A noter : La situation en Ile-de-France
Sur les huit départements de la région, seuls trois ont fermement adopté le dispositif (Paris, Hauts-de-Seine et Yvelines). La Seine-Saint-Denis « teste » la mesure jusqu’au début décembre. Le Val-de-Marne se lancera dans le courant du mois de novembre. Dans l’Essonne, la mesure, encore en discussion, a été « reportée » lors de la dernière commission paritaire locale. Enfin, le Val-d’Oise et la Seine-et-Marne n’envisagent pas de l’appliquer.
ça peut aussi marcher avec la CMU et l’AME
De nombreux pharmaciens ne comprennent pas pourquoi la mesure « tiers payant contre générique » ne s’applique pas aux titulaires de l’AME et de la CMU. C’est simplement parce que la loi rend obligatoire le tiers payant pour ces deux catégories d’assurés. Mais rien n’empêche les officinaux de leur tenir le même discours qu’aux autres assurés. D’autant qu’AME et CMU semblent bien accepter le générique. Selon les chiffres communiqués par Daniel Halfon, président de la commission paritaire locale de Paris, le taux de génériques des bénéficiaires de la CMU, à fin septembre sur Paris, était de 4,4 points plus élevé que pour les autres assurés et de + 16 points pour les AME.

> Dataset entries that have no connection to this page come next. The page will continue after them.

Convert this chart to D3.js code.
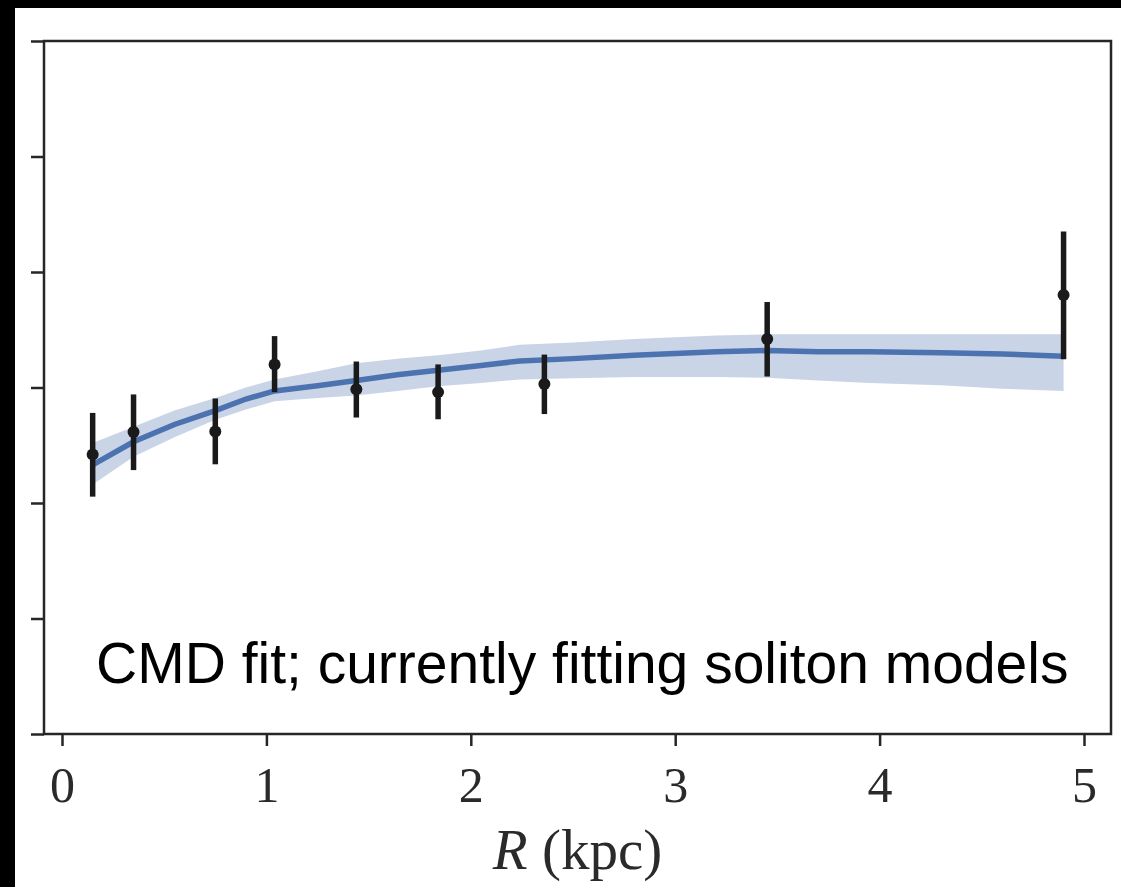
<!DOCTYPE html>
<html>
<head>
<meta charset="utf-8">
<script src="https://cdn.jsdelivr.net/npm/d3@7"></script>
<style>
  html, body { margin: 0; padding: 0; background: #000; }
  svg { display: block; }
</style>
</head>
<body>
<svg id="chart" width="1121" height="887"></svg>
<script>
// ---- data ----
const obsR    = [0.15, 0.35, 0.75, 1.04, 1.44, 1.84, 2.36, 3.45, 4.90];
const obsV    = [2.42, 2.615, 2.62, 3.20, 2.985, 2.96, 3.03, 3.42, 3.80];
const obsLo   = [2.055, 2.285, 2.335, 2.96, 2.74, 2.725, 2.77, 3.095, 3.245];
const obsHi   = [2.78, 2.94, 2.905, 3.445, 3.225, 3.20, 3.285, 3.74, 4.35];

const modelR  = [0.15, 0.35, 0.55, 0.75, 0.90, 1.04, 1.25, 1.44, 1.64, 1.84, 2.05, 2.24, 2.50, 2.80, 3.20, 3.45, 3.70, 3.95, 4.30, 4.60, 4.90];
const modelV  = [2.33, 2.53, 2.68, 2.80, 2.90, 2.97, 3.015, 3.06, 3.11, 3.15, 3.19, 3.23, 3.25, 3.28, 3.31, 3.32, 3.31, 3.31, 3.30, 3.29, 3.27];
const modelHi = [2.52, 2.66, 2.80, 2.91, 3.00, 3.07, 3.14, 3.21, 3.25, 3.28, 3.32, 3.37, 3.39, 3.42, 3.45, 3.46, 3.46, 3.46, 3.46, 3.46, 3.46];
const modelLo = [2.16, 2.40, 2.57, 2.72, 2.81, 2.88, 2.91, 2.93, 2.97, 3.01, 3.04, 3.07, 3.08, 3.09, 3.09, 3.085, 3.06, 3.04, 3.02, 2.99, 2.97];

const xTicks = [0, 1, 2, 3, 4, 5];
const yTicks = [0, 1, 2, 3, 4, 5, 6];
const annotation = "CMD fit; currently fitting soliton models";

// ---- layout ----
const W = 1121, H = 887;
const plot = { left: 44, right: 1111, top: 41, bottom: 734 };
const svg = d3.select("#chart");

svg.append("rect").attr("x", 0).attr("y", 0).attr("width", W).attr("height", H).attr("fill", "#000");
svg.append("rect").attr("x", 15).attr("y", 8).attr("width", W - 15).attr("height", H - 8).attr("fill", "#fff");

const x = d3.scaleLinear().domain([0, 5]).range([62, 1084]);
const y = d3.scaleLinear().domain([0, 6]).range([plot.bottom, plot.top]);

const axisColor = "#262626";

// band
const band = modelR.map((r, i) => ({ r, lo: modelLo[i], hi: modelHi[i], v: modelV[i] }));
svg.append("path")
  .datum(band)
  .attr("fill", "#4c72b0")
  .attr("fill-opacity", 0.3)
  .attr("d", d3.area().x(d => x(d.r)).y0(d => y(d.lo)).y1(d => y(d.hi)));

// model line
svg.append("path")
  .datum(band)
  .attr("fill", "none")
  .attr("stroke", "#4c72b0")
  .attr("stroke-width", 5.5)
  .attr("d", d3.line().x(d => x(d.r)).y(d => y(d.v)));

// error bars + points
const obs = obsR.map((r, i) => ({ r, v: obsV[i], lo: obsLo[i], hi: obsHi[i] }));
svg.append("g").selectAll("line")
  .data(obs).join("line")
  .attr("x1", d => x(d.r)).attr("x2", d => x(d.r))
  .attr("y1", d => y(d.lo)).attr("y2", d => y(d.hi))
  .attr("stroke", "#1a1a1a").attr("stroke-width", 5.5);
svg.append("g").selectAll("circle")
  .data(obs).join("circle")
  .attr("cx", d => x(d.r)).attr("cy", d => y(d.v)).attr("r", 6)
  .attr("fill", "#1a1a1a");

// frame
svg.append("rect")
  .attr("x", plot.left).attr("y", plot.top)
  .attr("width", plot.right - plot.left).attr("height", plot.bottom - plot.top)
  .attr("fill", "none").attr("stroke", axisColor).attr("stroke-width", 2.5);

// x axis
const xAxis = d3.axisBottom(x).tickValues(xTicks).tickSize(12).tickPadding(20).tickFormat(d3.format("d"));
const gx = svg.append("g").attr("transform", `translate(0,${plot.bottom})`).call(xAxis);
gx.select(".domain").remove();
gx.selectAll(".tick line").attr("stroke", axisColor).attr("stroke-width", 2.5);
gx.selectAll(".tick text")
  .attr("fill", "#2a2a2a")
  .style("font-family", "'Liberation Serif', 'DejaVu Serif', serif")
  .style("font-size", "50px");

// y axis (ticks only, no labels)
const yAxis = d3.axisLeft(y).tickValues(yTicks).tickSize(13).tickFormat("");
const gy = svg.append("g").attr("transform", `translate(${plot.left},0)`).call(yAxis);
gy.select(".domain").remove();
gy.selectAll(".tick line").attr("stroke", axisColor).attr("stroke-width", 2.5);

// x label
const xl = svg.append("text")
  .attr("x", (plot.left + plot.right) / 2).attr("y", 869)
  .attr("text-anchor", "middle")
  .attr("fill", "#2a2a2a")
  .style("font-family", "'Liberation Serif', 'DejaVu Serif', serif")
  .style("font-size", "57px");
xl.append("tspan").style("font-style", "italic").text("R");
xl.append("tspan").text(" (kpc)");

// annotation
svg.append("text")
  .attr("x", 96).attr("y", 683)
  .attr("fill", "#000")
  .style("font-family", "'Liberation Sans', Arial, sans-serif")
  .style("font-size", "57px")
  .text(annotation);
</script>
</body>
</html>
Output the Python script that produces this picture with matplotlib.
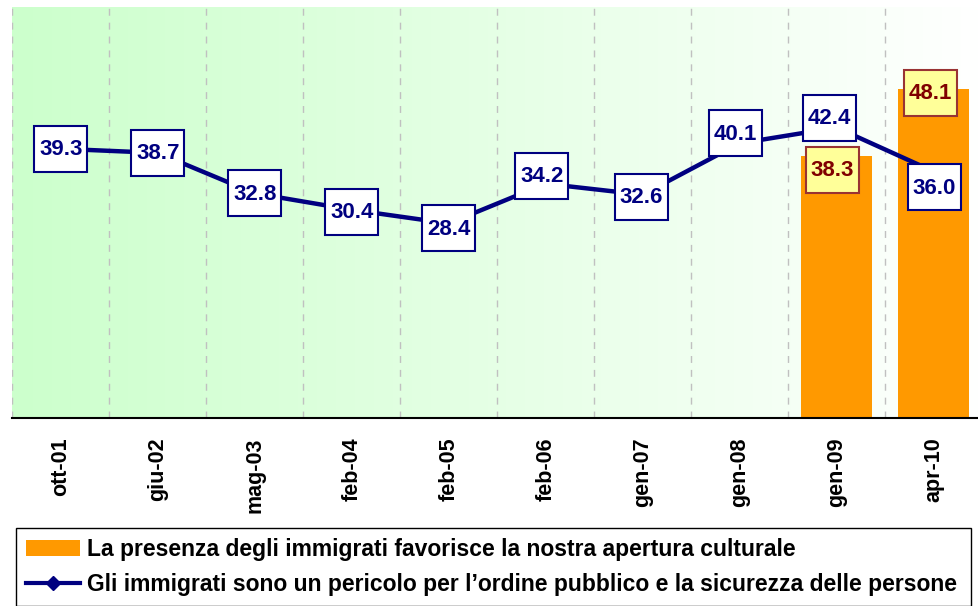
import matplotlib
matplotlib.use("Agg")
import matplotlib.pyplot as plt
import matplotlib.transforms as mtransforms
from matplotlib.lines import Line2D
from matplotlib.patches import Patch, Rectangle
import numpy as np

plt.rcParams["font.family"] = ["Liberation Sans", "DejaVu Sans"]
plt.rcParams["font.weight"] = "bold"

# data
periods = ["ott-01", "giu-02", "mag-03", "feb-04", "feb-05",
           "feb-06", "gen-07", "gen-08", "gen-09", "apr-10"]
danger_values = [39.3, 38.7, 32.8, 30.4, 28.4, 34.2, 32.6, 40.1, 42.4, 36.0]
openness_periods = ["gen-09", "apr-10"]
openness_values = [38.3, 48.1]

openness_label = "La presenza degli immigrati favorisce la nostra apertura culturale"
danger_label = ("Gli immigrati sono un pericolo per l\u2019ordine pubblico "
                "e la sicurezza delle persone")

# label box nudges in pixels (x, y), as placed in the source chart
danger_nudges = [(0, 0), (0, 0), (0, 0), (0, -2), (0, -5),
                 (-4, 8), (-1, -2), (-4, 10), (-7, 10), (1, -16)]
openness_nudges = [(-4, -14), (-3, -4)]

NAVY = "#000080"
ORANGE = "#FF9900"

W, H = 979, 606
figure = plt.figure(figsize=(W / 100, H / 100), dpi=100)
axis = figure.add_axes([12.3 / W, 1 - 418 / H, (982 - 12.3) / W, (418 - 7) / H])

x = np.arange(len(periods))
axis.set_xlim(-0.5, len(periods) - 0.5)
axis.set_ylim(0, 60)

# green-to-white background
gradient = np.ones((1, 256, 3))
fade = np.linspace(0, 1, 256)
gradient[0, :, 0] = 0.8 + 0.2 * fade
gradient[0, :, 2] = 0.8 + 0.2 * fade
axis.imshow(gradient, extent=(-0.5, len(periods) - 0.5, 0, 60),
            aspect="auto", zorder=0, interpolation="bilinear")

for boundary in np.arange(-0.5, len(periods), 1.0):
    axis.axvline(boundary, color="#C0C0C0", linewidth=1.0,
                 linestyle=(0, (5, 5)), zorder=1)

bar_x = [periods.index(p) for p in openness_periods]
axis.bar(bar_x, openness_values, width=0.73, color=ORANGE, zorder=2)

axis.plot(x, danger_values, color=NAVY, linewidth=3.2, marker="D",
          markersize=6, zorder=3)


def boxed_label(xd, yd, text, nudge, face, edge, color):
    """Draw a fixed-size boxed value label centred on a data point."""
    offset = mtransforms.ScaledTranslation(xd, yd, axis.transData)
    dx, dy = nudge[0] / 100, nudge[1] / 100
    trans = figure.dpi_scale_trans + offset
    axis.add_patch(Rectangle((dx - 0.265, dy - 0.23), 0.53, 0.46,
                             facecolor=face, edgecolor=edge, linewidth=1.5,
                             transform=trans, zorder=4, clip_on=False))
    axis.text(dx, dy - 0.01, text, transform=trans, ha="center", va="center",
              fontsize=16, fontweight="bold", color=color, zorder=5)


for xi, value, nudge in zip(x, danger_values, danger_nudges):
    boxed_label(xi, value, f"{value:.1f}", nudge, "white", NAVY, NAVY)

for xi, value, nudge in zip(bar_x, openness_values, openness_nudges):
    boxed_label(xi, value, f"{value:.1f}", nudge, "#FFFF99", "#993333", "#800000")

axis.set_xticks(x, labels=periods, rotation=90, fontsize=15.5, fontweight="bold")
axis.tick_params(axis="x", length=0, pad=14)
axis.set_yticks([])
for side in ["left", "right", "top"]:
    axis.spines[side].set_visible(False)
axis.spines["bottom"].set_linewidth(1.5)
axis.spines["bottom"].set_zorder(6)

handles = [
    Patch(facecolor=ORANGE, edgecolor="none"),
    Line2D([], [], color=NAVY, linewidth=3, marker="D", markersize=7),
]
legend_top = 1 - 528 / H
legend = figure.legend(
    handles, [openness_label, danger_label],
    loc="upper left",
    bbox_to_anchor=(16 / W, legend_top - 0.2, (971 - 16) / W, 0.2),
    mode="expand", prop={"weight": "bold", "size": 16.5},
    frameon=True, fancybox=False, edgecolor="black", framealpha=1,
    handlelength=2.35, handletextpad=0.3, labelspacing=0.5,
    borderpad=0.45, borderaxespad=0,
)
legend.get_frame().set_linewidth(1.0)

figure.savefig("out.png", dpi=100)
plt.close(figure)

Alpes-Maritimes : de 49 à 70 % en 10 mois
Le département des Alpes-Maritimes a démarré le mois d’octobre à 70 % de taux de pénétration des génériques. Il était à 49 % en décembre 2005. La mesure a été adoptée en février 2006. « Tous les jours au comptoir nous avons des patients mécontents, et il y a encore un quart des confrères qui sont peu ou prou récalcitrants, mais nous avons adopté une politique et ont si tient. C’est un travail de longue haleine », commente Jean-Marie Soyer, président du syndicat départemental (FSPF). L’engagement des pharmaciens a donc parfaitement fonctionné et cela malgré la présence d’une forte population âgée puisque le département compte plus de 27 % de résidents de plus 65 ans. « N’importe quel département peut réussir à condition de ne pas griller les étapes, remarque Jean-Jacques Greffeuille, directeur de la CPAM. La mise en place de cette mesure a été précédée d’une longue période de négociations [presque une année, NdlR] avec la profession. Aujourd’hui, il semble que la population a pris le pli du générique. Nous n’avons reçu qu’une dizaine de lettres d’assurés mécontents. » Si le département a dépassé ses objectifs initiaux, il n’est pas question de revenir en arrière. La mesure sera pérennisée.
A noter : Le Leem dépose un recours
Le syndicat de l’industrie pharmaceutique vient de déposer un recours gracieux auprès de l’Union nationale des caisses d’assurance maladie pour dénoncer les accords locaux de « tiers payant contre générique ». Christian Lajoux, président
du Leem, dénonce « des méthodes anticoncurrentielles et déloyales » et « un détournement du tiers payant au service d’une action comptable ».